== TASK PROMPT ==
Every line below must be reproduced exactly. Copy them all.

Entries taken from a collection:
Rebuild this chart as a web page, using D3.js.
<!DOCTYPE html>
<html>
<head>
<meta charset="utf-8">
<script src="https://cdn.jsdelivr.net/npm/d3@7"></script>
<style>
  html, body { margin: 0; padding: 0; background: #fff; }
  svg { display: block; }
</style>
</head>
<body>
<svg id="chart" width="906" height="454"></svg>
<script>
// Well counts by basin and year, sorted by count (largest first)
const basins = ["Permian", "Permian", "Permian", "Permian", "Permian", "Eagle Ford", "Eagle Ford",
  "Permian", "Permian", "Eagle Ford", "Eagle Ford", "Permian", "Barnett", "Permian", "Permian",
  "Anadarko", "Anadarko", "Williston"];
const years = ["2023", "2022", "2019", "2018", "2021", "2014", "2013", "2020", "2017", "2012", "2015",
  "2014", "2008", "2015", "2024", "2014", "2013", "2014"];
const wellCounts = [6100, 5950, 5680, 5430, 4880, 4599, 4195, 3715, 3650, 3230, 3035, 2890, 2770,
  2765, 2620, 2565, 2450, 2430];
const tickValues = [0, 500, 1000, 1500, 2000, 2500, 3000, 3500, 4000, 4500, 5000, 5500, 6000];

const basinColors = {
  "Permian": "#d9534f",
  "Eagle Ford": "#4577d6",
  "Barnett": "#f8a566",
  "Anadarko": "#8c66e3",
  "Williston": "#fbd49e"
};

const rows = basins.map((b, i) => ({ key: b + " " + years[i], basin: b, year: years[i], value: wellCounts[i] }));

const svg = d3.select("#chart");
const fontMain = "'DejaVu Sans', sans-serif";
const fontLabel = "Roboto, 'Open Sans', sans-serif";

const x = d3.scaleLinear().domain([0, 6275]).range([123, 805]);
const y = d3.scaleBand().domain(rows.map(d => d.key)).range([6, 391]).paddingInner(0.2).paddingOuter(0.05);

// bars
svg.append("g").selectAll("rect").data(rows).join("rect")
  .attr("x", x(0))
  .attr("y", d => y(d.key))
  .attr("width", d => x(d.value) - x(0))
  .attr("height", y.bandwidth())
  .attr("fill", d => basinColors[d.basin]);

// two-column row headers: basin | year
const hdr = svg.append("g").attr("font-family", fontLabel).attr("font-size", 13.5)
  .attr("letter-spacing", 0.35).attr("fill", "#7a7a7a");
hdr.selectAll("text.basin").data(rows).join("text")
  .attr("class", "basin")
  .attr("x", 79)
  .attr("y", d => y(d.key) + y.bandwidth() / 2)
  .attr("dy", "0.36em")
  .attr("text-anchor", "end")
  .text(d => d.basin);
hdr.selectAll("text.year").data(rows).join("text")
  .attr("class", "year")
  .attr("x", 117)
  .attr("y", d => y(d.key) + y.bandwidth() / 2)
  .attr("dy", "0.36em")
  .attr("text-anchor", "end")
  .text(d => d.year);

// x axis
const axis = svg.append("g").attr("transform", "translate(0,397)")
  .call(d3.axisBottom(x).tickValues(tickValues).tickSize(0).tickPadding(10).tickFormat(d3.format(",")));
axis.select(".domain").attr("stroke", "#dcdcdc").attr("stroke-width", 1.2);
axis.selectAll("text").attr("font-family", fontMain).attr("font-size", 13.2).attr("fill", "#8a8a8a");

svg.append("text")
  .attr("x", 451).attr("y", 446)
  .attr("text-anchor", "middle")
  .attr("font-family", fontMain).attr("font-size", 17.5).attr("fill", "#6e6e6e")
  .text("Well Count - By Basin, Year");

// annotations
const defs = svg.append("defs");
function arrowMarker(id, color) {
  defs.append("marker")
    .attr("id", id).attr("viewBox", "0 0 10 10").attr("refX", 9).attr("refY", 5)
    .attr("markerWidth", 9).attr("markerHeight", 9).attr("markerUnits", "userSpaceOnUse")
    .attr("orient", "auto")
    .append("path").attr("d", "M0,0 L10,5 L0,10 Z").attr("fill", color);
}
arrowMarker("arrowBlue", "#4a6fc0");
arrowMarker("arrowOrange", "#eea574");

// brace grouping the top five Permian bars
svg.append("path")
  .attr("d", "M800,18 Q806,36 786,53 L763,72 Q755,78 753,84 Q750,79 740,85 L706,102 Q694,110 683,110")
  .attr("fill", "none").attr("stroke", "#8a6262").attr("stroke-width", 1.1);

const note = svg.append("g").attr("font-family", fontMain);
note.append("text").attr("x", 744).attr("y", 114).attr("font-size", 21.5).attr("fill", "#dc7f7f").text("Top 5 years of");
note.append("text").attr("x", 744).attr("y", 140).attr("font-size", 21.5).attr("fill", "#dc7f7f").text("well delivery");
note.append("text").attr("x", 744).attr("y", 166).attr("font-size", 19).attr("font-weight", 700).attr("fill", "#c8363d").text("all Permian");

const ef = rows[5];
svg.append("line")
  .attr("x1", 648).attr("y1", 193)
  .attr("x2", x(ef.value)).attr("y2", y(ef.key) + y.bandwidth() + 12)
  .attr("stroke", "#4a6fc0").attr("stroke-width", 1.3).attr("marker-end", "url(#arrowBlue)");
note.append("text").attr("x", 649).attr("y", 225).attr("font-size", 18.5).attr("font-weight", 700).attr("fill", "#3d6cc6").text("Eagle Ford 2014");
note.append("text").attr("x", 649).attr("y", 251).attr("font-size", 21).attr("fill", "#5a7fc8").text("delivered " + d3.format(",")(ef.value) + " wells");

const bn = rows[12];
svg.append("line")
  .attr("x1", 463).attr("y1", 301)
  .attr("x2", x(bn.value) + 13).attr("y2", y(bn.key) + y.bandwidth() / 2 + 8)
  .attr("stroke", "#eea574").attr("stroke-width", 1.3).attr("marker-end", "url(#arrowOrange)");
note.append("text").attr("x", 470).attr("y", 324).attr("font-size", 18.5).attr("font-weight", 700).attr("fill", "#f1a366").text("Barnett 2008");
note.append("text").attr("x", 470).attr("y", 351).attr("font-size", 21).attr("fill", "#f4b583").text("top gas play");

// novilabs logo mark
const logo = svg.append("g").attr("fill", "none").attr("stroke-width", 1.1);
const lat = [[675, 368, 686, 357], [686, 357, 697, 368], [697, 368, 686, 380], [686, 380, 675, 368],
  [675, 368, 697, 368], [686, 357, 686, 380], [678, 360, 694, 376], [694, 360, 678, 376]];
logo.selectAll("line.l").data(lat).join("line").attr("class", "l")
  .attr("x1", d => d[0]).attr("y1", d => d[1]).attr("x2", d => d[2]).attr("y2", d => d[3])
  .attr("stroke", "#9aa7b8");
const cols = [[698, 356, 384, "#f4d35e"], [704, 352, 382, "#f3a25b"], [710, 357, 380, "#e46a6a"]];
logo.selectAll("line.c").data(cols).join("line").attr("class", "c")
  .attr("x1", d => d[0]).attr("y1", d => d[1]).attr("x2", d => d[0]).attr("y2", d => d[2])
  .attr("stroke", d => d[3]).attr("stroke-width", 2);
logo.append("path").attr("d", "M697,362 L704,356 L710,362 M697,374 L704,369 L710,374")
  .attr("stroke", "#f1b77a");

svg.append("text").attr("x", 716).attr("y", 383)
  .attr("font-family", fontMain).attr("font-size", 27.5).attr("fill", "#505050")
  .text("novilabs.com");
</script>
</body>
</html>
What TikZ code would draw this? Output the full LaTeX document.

== WRITTEN REPLY ==
Rebuild this chart as a web page, using D3.js.
<!DOCTYPE html>
<html>
<head>
<meta charset="utf-8">
<script src="https://cdn.jsdelivr.net/npm/d3@7"></script>
<style>
  html, body { margin: 0; padding: 0; background: #fff; }
  svg { display: block; }
</style>
</head>
<body>
<svg id="chart" width="906" height="454"></svg>
<script>
// Well counts by basin and year, sorted by count (largest first)
const basins = ["Permian", "Permian", "Permian", "Permian", "Permian", "Eagle Ford", "Eagle Ford",
  "Permian", "Permian", "Eagle Ford", "Eagle Ford", "Permian", "Barnett", "Permian", "Permian",
  "Anadarko", "Anadarko", "Williston"];
const years = ["2023", "2022", "2019", "2018", "2021", "2014", "2013", "2020", "2017", "2012", "2015",
  "2014", "2008", "2015", "2024", "2014", "2013", "2014"];
const wellCounts = [6100, 5950, 5680, 5430, 4880, 4599, 4195, 3715, 3650, 3230, 3035, 2890, 2770,
  2765, 2620, 2565, 2450, 2430];
const tickValues = [0, 500, 1000, 1500, 2000, 2500, 3000, 3500, 4000, 4500, 5000, 5500, 6000];

const basinColors = {
  "Permian": "#d9534f",
  "Eagle Ford": "#4577d6",
  "Barnett": "#f8a566",
  "Anadarko": "#8c66e3",
  "Williston": "#fbd49e"
};

const rows = basins.map((b, i) => ({ key: b + " " + years[i], basin: b, year: years[i], value: wellCounts[i] }));

const svg = d3.select("#chart");
const fontMain = "'DejaVu Sans', sans-serif";
const fontLabel = "Roboto, 'Open Sans', sans-serif";

const x = d3.scaleLinear().domain([0, 6275]).range([123, 805]);
const y = d3.scaleBand().domain(rows.map(d => d.key)).range([6, 391]).paddingInner(0.2).paddingOuter(0.05);

// bars
svg.append("g").selectAll("rect").data(rows).join("rect")
  .attr("x", x(0))
  .attr("y", d => y(d.key))
  .attr("width", d => x(d.value) - x(0))
  .attr("height", y.bandwidth())
  .attr("fill", d => basinColors[d.basin]);

// two-column row headers: basin | year
const hdr = svg.append("g").attr("font-family", fontLabel).attr("font-size", 13.5)
  .attr("letter-spacing", 0.35).attr("fill", "#7a7a7a");
hdr.selectAll("text.basin").data(rows).join("text")
  .attr("class", "basin")
  .attr("x", 79)
  .attr("y", d => y(d.key) + y.bandwidth() / 2)
  .attr("dy", "0.36em")
  .attr("text-anchor", "end")
  .text(d => d.basin);
hdr.selectAll("text.year").data(rows).join("text")
  .attr("class", "year")
  .attr("x", 117)
  .attr("y", d => y(d.key) + y.bandwidth() / 2)
  .attr("dy", "0.36em")
  .attr("text-anchor", "end")
  .text(d => d.year);

// x axis
const axis = svg.append("g").attr("transform", "translate(0,397)")
  .call(d3.axisBottom(x).tickValues(tickValues).tickSize(0).tickPadding(10).tickFormat(d3.format(",")));
axis.select(".domain").attr("stroke", "#dcdcdc").attr("stroke-width", 1.2);
axis.selectAll("text").attr("font-family", fontMain).attr("font-size", 13.2).attr("fill", "#8a8a8a");

svg.append("text")
  .attr("x", 451).attr("y", 446)
  .attr("text-anchor", "middle")
  .attr("font-family", fontMain).attr("font-size", 17.5).attr("fill", "#6e6e6e")
  .text("Well Count - By Basin, Year");

// annotations
const defs = svg.append("defs");
function arrowMarker(id, color) {
  defs.append("marker")
    .attr("id", id).attr("viewBox", "0 0 10 10").attr("refX", 9).attr("refY", 5)
    .attr("markerWidth", 9).attr("markerHeight", 9).attr("markerUnits", "userSpaceOnUse")
    .attr("orient", "auto")
    .append("path").attr("d", "M0,0 L10,5 L0,10 Z").attr("fill", color);
}
arrowMarker("arrowBlue", "#4a6fc0");
arrowMarker("arrowOrange", "#eea574");

// brace grouping the top five Permian bars
svg.append("path")
  .attr("d", "M800,18 Q806,36 786,53 L763,72 Q755,78 753,84 Q750,79 740,85 L706,102 Q694,110 683,110")
  .attr("fill", "none").attr("stroke", "#8a6262").attr("stroke-width", 1.1);

const note = svg.append("g").attr("font-family", fontMain);
note.append("text").attr("x", 744).attr("y", 114).attr("font-size", 21.5).attr("fill", "#dc7f7f").text("Top 5 years of");
note.append("text").attr("x", 744).attr("y", 140).attr("font-size", 21.5).attr("fill", "#dc7f7f").text("well delivery");
note.append("text").attr("x", 744).attr("y", 166).attr("font-size", 19).attr("font-weight", 700).attr("fill", "#c8363d").text("all Permian");

const ef = rows[5];
svg.append("line")
  .attr("x1", 648).attr("y1", 193)
  .attr("x2", x(ef.value)).attr("y2", y(ef.key) + y.bandwidth() + 12)
  .attr("stroke", "#4a6fc0").attr("stroke-width", 1.3).attr("marker-end", "url(#arrowBlue)");
note.append("text").attr("x", 649).attr("y", 225).attr("font-size", 18.5).attr("font-weight", 700).attr("fill", "#3d6cc6").text("Eagle Ford 2014");
note.append("text").attr("x", 649).attr("y", 251).attr("font-size", 21).attr("fill", "#5a7fc8").text("delivered " + d3.format(",")(ef.value) + " wells");

const bn = rows[12];
svg.append("line")
  .attr("x1", 463).attr("y1", 301)
  .attr("x2", x(bn.value) + 13).attr("y2", y(bn.key) + y.bandwidth() / 2 + 8)
  .attr("stroke", "#eea574").attr("stroke-width", 1.3).attr("marker-end", "url(#arrowOrange)");
note.append("text").attr("x", 470).attr("y", 324).attr("font-size", 18.5).attr("font-weight", 700).attr("fill", "#f1a366").text("Barnett 2008");
note.append("text").attr("x", 470).attr("y", 351).attr("font-size", 21).attr("fill", "#f4b583").text("top gas play");

// novilabs logo mark
const logo = svg.append("g").attr("fill", "none").attr("stroke-width", 1.1);
const lat = [[675, 368, 686, 357], [686, 357, 697, 368], [697, 368, 686, 380], [686, 380, 675, 368],
  [675, 368, 697, 368], [686, 357, 686, 380], [678, 360, 694, 376], [694, 360, 678, 376]];
logo.selectAll("line.l").data(lat).join("line").attr("class", "l")
  .attr("x1", d => d[0]).attr("y1", d => d[1]).attr("x2", d => d[2]).attr("y2", d => d[3])
  .attr("stroke", "#9aa7b8");
const cols = [[698, 356, 384, "#f4d35e"], [704, 352, 382, "#f3a25b"], [710, 357, 380, "#e46a6a"]];
logo.selectAll("line.c").data(cols).join("line").attr("class", "c")
  .attr("x1", d => d[0]).attr("y1", d => d[1]).attr("x2", d => d[0]).attr("y2", d => d[2])
  .attr("stroke", d => d[3]).attr("stroke-width", 2);
logo.append("path").attr("d", "M697,362 L704,356 L710,362 M697,374 L704,369 L710,374")
  .attr("stroke", "#f1b77a");

svg.append("text").attr("x", 716).attr("y", 383)
  .attr("font-family", fontMain).attr("font-size", 27.5).attr("fill", "#505050")
  .text("novilabs.com");
</script>
</body>
</html>
What TikZ code would draw this? Output the full LaTeX document.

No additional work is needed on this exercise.